The former Pink Floyd frontman was supposed to play at the publicly owned Festhalle on May 28, but Frankfurt City Council called off the performance over the musician’s views on Israel. They later described him as “one of the world’s most widely-known antisemites”.
Despite the cancellation, Waters suggested earlier this month he’s “coming anyway” in an update on Instagram update alongside a photo of the grave of Sophie Scholl, a German student and anti-Nazi activist who was beheaded via guillotine in 1943 for distributing anti-war leaflets around the University of Munich.
The post also suggested that Waters had filed an injunction against the council but has not had a response. He had previously indicated that he could take legal action against the motion to cancel his performances, which he argued was “unjustifiable” and an attempt to “silence him”.
Now, Frankfurt’s administrative court has ruled that Waters can go ahead with the concert.
While acknowledging that aspects of his show were “tasteless” and obviously lent on symbolism inspired by the Nazi regime, it cited artistic freedom among its main reasons for the decision, reports The Guardian.
City authorities in Frankfurt and elsewhere in Germany had objected to the concert on the grounds that a previous tour had featured as part of the stage show a balloon shaped like a pig depicting the Star of David and various company logos.
Part of their criticism related to the location of the concert in which during the November pogroms of 1938, more than 3,000 Jewish men from Frankfurt and surrounding areas were rounded up, abused and later deported to concentration camps where many of them were murdered.

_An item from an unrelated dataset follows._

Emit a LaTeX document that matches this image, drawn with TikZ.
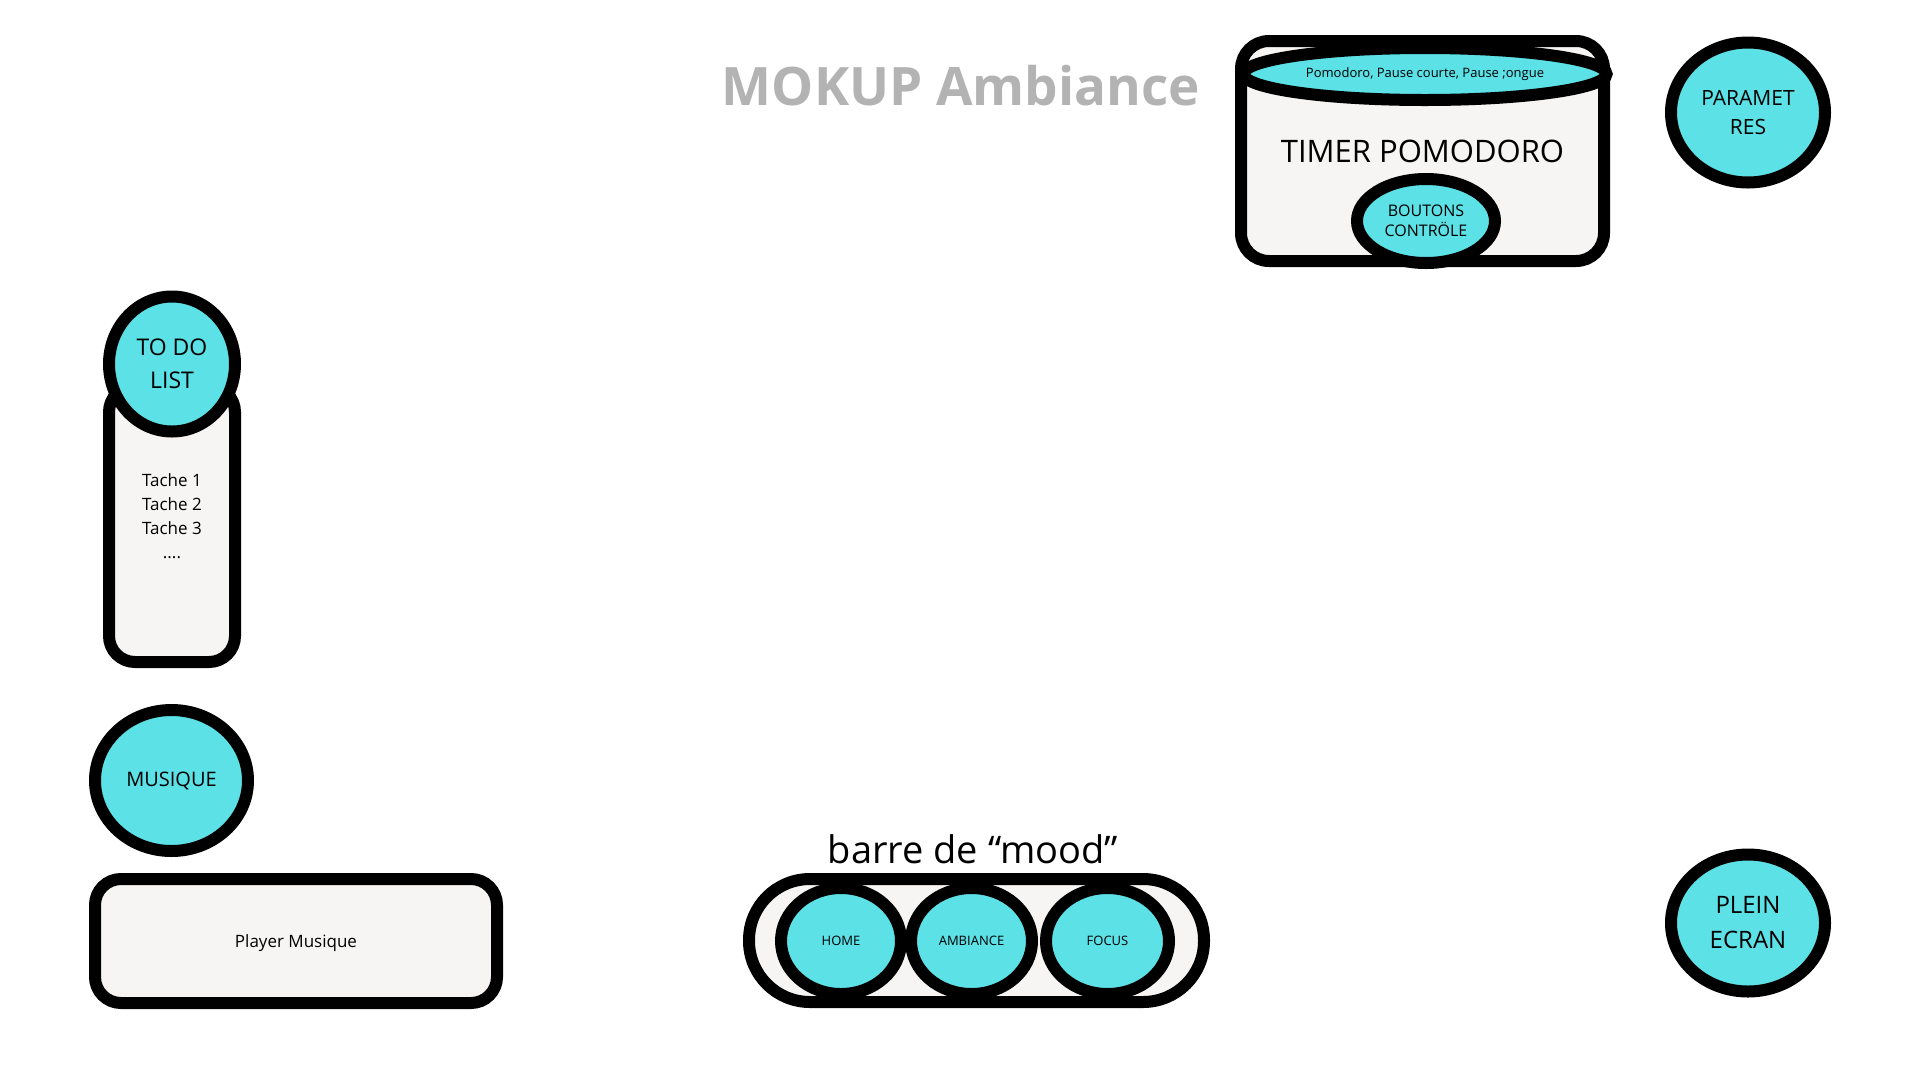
\documentclass[tikz,border=0pt]{standalone}
\usepackage{fontspec}
\setmainfont{Open Sans}
\usetikzlibrary{shapes.geometric}
\definecolor{moodcyan}{HTML}{5CE1E6}
\definecolor{boxgrey}{HTML}{F6F5F3}
\definecolor{titlegrey}{HTML}{B3B3B3}
\newcommand*{\pagew}{1920}
\newcommand*{\pageh}{1080}
\newcommand*{\lw   }{12pt}
\newcommand*{\fs}[2]{\fontsize{#1}{#2}\selectfont}
\tikzset{
    panel/.style={draw=black, line width=\lw, fill=boxgrey, rounded corners=26pt, inner sep=0pt, align=center},
    bulle/.style={ellipse, draw=black, line width=\lw, fill=moodcyan, inner sep=0pt, align=center}
}

\begin{document}
\begin{tikzpicture}[x=1pt, y=-1pt]
    \fill [white] (0,0) rectangle (\pagew,\pageh);
    \useasboundingbox (0,0) rectangle (\pagew,\pageh);
    \node [font=\bfseries\fs{53}{64}, text=titlegrey] (titre) at (961,86) {MOKUP Ambiance};
    % timer
    \node [panel, minimum width=363pt, minimum height=220pt, rounded corners=28pt, font=\fs{31}{37}] (timer) at (1422.5,151) {TIMER POMODORO};
    \node [bulle, minimum width=363pt, minimum height=52pt, font=\fs{13}{16}] (modes) at (1425,74) {Pomodoro, Pause courte, Pause ;ongue};
    \node [bulle, minimum width=138pt, minimum height=84pt, font=\fs{16}{20}] (boutons) at (1426,221) {BOUTONS\\CONTRÖLE};
    \node [bulle, minimum width=154pt, minimum height=140pt, font=\fs{21}{29}] (params) at (1748,112.5) {PARAMET\\RES};
    % todo
    \node [panel, minimum width=126pt, minimum height=276pt, font=\fs{17}{24}, text depth=15pt] (taches) at (172,524) {Tache 1\\Tache 2\\Tache 3\\....};
    \node [bulle, minimum width=126pt, minimum height=135pt, font=\fs{23}{33}] (todo) at (172,364) {TO DO\\LIST};
    % musique
    \node [bulle, minimum width=153pt, minimum height=141pt, font=\fs{20}{24}] (musique) at (171.5,780.5) {MUSIQUE};
    \node [panel, minimum width=402pt, minimum height=124pt, font=\fs{17}{20}, text height=17.4pt, text depth=4pt] (player) at (296,941) {Player Musique};
    % mood
    \node [anchor=base, font=\fs{38}{45}] (moodtitre) at (973,863) {barre de “mood”};
    \node [panel, minimum width=455pt, minimum height=123pt, rounded corners=61pt] (barre) at (976.5,940.5) {};
    \node [bulle, minimum width=120pt, minimum height=106pt, font=\fs{13}{16}] (home) at (841,941) {HOME};
    \node [bulle, minimum width=121pt, minimum height=106pt, font=\fs{13}{16}] (ambiance) at (971.5,941) {AMBIANCE};
    \node [bulle, minimum width=123pt, minimum height=106pt, font=\fs{13}{16}] (focus) at (1107.5,941) {FOCUS};
    % plein ecran
    \node [bulle, minimum width=154pt, minimum height=137pt, font=\fs{24}{35}] (plein) at (1748,923) {PLEIN\\ECRAN};
\end{tikzpicture}
\end{document}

But the court said that despite his show making use of “symbolism manifestly based on that of the National Socialist regime”, the tastelessness of which it said was exacerbated by the choice of the Festhalle as the venue due to its historical background, the concert should be “viewed as a work of art” and that there were not sufficient grounds on which to justify banning Waters from performing.
The most crucial point, according to the court, was that the musician’s performance “did not glorify or relativise the crimes of the Nazis or identify with Nazi racist ideology”, and nor was there any evidence that Waters used propaganda material in his show.
The city has the right to appeal the decision.
A petition was launched last month to reverse the decision made by Frankfurt City Council, which was signed by the likes of Eric Clapton, Rage Against The Machine‘s Tom Morello and Pink Floyd’s own Nick Mason.
“Waters’ criticism of Israel’s treatment of Palestinians is part of his long-term advocacy on behalf of human rights across the globe,” read the description alongside the petition. “The officials vilifying Waters are engaging in a dangerous campaign that purposely conflates criticism of Israel’s illegal and unjust policies with antisemitism.”
It continued: “Officials in Germany, concert organisers, and music platforms must not succumb to the pressure of those individuals and groups who would rather see Waters’ music removed than engage with the issues his music highlights.”
Waters has repeatedly denied accusations of antisemitism and claimed his disdain is towards Israel, not Judaism, accusing Israel of “abusing the term antisemitism to intimidate people like me into silence”.
He has previously defended his use of the pig symbol, saying it “represents Israel and its policies and is legitimately subject to any and all forms of non-violent protest”. He said the balloon also featured other symbols of organisations he was against, such as the crucifix and the logos of Mercedes, McDonald’s and Shell Oil.
A second petition was also launched online, opposing the first.
Last month, Waters kicked off the European leg of his ‘This Is Not A Drill’ farewell tour. He will then come to the UK from May 31, with stops in Birmingham, Glasgow, London and Manchester.